Primality testing for 64 bit numbers
For very small numbers, say 32 bits unsigned, testing all divisors up to the square root is a very decent approach. Some optimizations can be made to avoid trying all divisors, but these yield marginal improvements. The complexity remains $O(\sqrt n)$.
On the other hand, much faster primality tests are available, but they are pretty sophisticated and deploy their efficiency for much longer numbers.
Is there an intermediate solution, i.e. a relatively simple algorithm, that is of practical use for, say, 64 bits unsigned, with a target running time under 1 ms ?
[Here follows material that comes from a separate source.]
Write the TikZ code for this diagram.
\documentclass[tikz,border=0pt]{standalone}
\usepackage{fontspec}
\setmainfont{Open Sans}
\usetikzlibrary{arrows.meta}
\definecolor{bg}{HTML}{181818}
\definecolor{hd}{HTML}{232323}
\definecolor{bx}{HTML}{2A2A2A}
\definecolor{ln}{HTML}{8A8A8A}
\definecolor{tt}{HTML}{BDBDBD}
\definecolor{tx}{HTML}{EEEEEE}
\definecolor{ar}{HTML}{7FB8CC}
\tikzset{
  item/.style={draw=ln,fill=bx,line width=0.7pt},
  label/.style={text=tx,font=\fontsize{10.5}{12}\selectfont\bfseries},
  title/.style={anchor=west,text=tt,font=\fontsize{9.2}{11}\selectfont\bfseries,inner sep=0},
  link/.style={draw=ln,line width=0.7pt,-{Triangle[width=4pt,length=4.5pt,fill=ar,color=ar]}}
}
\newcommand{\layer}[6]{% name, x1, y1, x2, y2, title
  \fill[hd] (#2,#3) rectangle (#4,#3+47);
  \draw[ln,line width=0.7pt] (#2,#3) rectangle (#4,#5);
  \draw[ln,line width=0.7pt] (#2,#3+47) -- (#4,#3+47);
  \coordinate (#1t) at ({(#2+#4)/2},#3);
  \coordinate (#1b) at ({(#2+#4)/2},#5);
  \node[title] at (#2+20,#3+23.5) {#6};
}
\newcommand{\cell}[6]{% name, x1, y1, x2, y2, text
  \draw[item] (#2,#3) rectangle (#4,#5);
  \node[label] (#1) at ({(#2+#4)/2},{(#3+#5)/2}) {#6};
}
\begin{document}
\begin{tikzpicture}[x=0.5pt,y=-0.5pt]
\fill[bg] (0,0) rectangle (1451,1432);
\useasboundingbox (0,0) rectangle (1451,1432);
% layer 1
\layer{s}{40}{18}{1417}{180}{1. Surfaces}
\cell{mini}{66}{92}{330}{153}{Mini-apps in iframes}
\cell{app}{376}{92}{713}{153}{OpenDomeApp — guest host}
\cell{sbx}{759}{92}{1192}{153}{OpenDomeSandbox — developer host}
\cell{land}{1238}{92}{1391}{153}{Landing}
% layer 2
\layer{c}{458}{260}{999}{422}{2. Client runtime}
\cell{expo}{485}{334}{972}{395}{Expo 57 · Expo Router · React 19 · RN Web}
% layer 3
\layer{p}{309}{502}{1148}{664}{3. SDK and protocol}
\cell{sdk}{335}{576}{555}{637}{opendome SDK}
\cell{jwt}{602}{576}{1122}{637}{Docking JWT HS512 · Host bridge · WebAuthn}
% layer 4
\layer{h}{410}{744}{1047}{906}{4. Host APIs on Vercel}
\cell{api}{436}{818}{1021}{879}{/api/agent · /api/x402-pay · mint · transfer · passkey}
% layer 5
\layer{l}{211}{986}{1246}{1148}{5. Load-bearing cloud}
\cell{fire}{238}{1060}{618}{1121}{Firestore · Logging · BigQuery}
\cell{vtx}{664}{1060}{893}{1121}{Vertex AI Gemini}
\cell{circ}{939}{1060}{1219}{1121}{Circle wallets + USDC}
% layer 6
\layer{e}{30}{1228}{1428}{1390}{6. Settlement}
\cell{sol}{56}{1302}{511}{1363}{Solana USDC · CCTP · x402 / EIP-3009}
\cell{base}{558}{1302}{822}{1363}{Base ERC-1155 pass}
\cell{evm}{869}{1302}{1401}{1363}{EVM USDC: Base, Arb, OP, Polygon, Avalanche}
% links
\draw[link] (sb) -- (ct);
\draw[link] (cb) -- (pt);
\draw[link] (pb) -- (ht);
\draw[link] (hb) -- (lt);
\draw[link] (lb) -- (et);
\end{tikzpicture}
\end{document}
I am not after micro-optimization of the exhaustive division method. I am after a better working principle, of a reasonable complexity (and of the deterministic type).
Update:
Using a Python version of the Miller-Rabin test from Rosetta code, the time for the prime $2^{64}-59=18446744073709551557$ is $0.7$ ms. (Though this is not a sufficient test because nothing says we are in a worst case.)
http://rosettacode.org/wiki/Miller%E2%80%93Rabin_primality_test#Python:_Proved_correct_up_to_large_N
And I guess that this code can be improved for speed.
Solution 1:
I think some version of the (deterministic) Miller-Rabin Test should do the trick. It is usually used as a probabilistic test for whopping big numbers, but it can be repurposed as a deterministic test for smaller fixed ranges.
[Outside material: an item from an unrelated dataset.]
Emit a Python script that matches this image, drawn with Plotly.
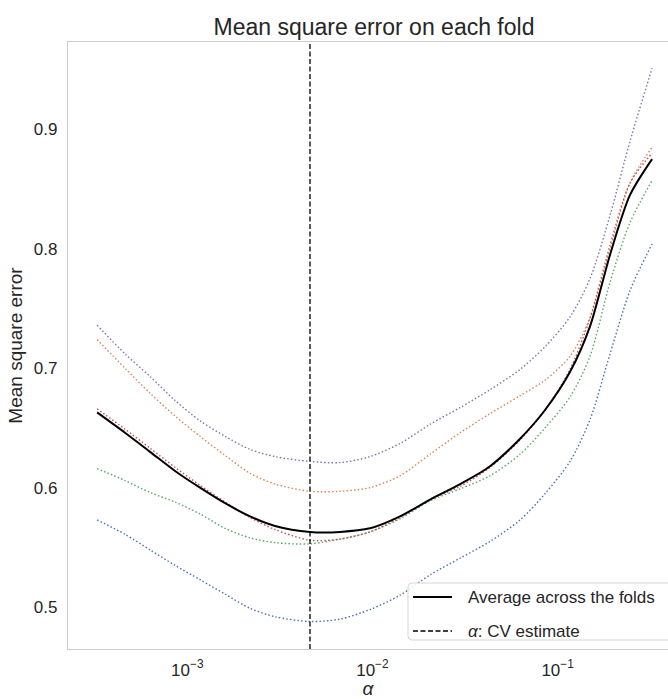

The core of the Miller-Rabin test is the notion of a "probable prime" for some base $a$. Specifically, let $n$ be an odd prime, and write $n - 1 = d \times 2^s$ for some odd $d$. Then, it follows that $a^d \equiv 1 \pmod{n}$ or $a^{d 2^r} \equiv -1 \pmod{n}$ for some $0 \leq r < s$. (The wikipedia page has reasoning for this).
If $n$ is any number, and $a<n$, we could run the same test, and if that test passed we would call $n$ a strong pseudoprime for base $a$. The usual Miller-Rabin test is based on doing this for a lot of different (randomly chosen) $a$, and some number-theoretic argument saying that if $n$ is composite, the probability of not finding an $a$ demonstrating this is vanishingly small (after trying a lot of them).
However, if Wikipedia is to be believed (I haven't followed up the reference), then for $n < 2^{64}$ it is sufficient to test $a \in \{2, 3, 5, 7, 11, 13, 17, 19, 23, 29, 31, 37\}$. Somehow there are no composite numbers below $2^{64}$ which are a strong pseudoprime for all these $a$.
The above test is very fast, and altogether prime testing would require at most $12 \times 64$ modular exponentiations (this will be well below 1ms). For smaller $n$, you could even use a smaller list of possible $a$'s.
Solution 2:
oeis/A014233 says:
The primality of numbers $\lt 2^{64}$ can be determined by asserting strong pseudoprimality to all prime bases $\le 37$.
The reference is the recent paper Strong pseudoprimes to twelve prime bases by Sorenson and Webster.
For code, see Prime64 and also the primes programs in FreeBSD, especially spsp.c.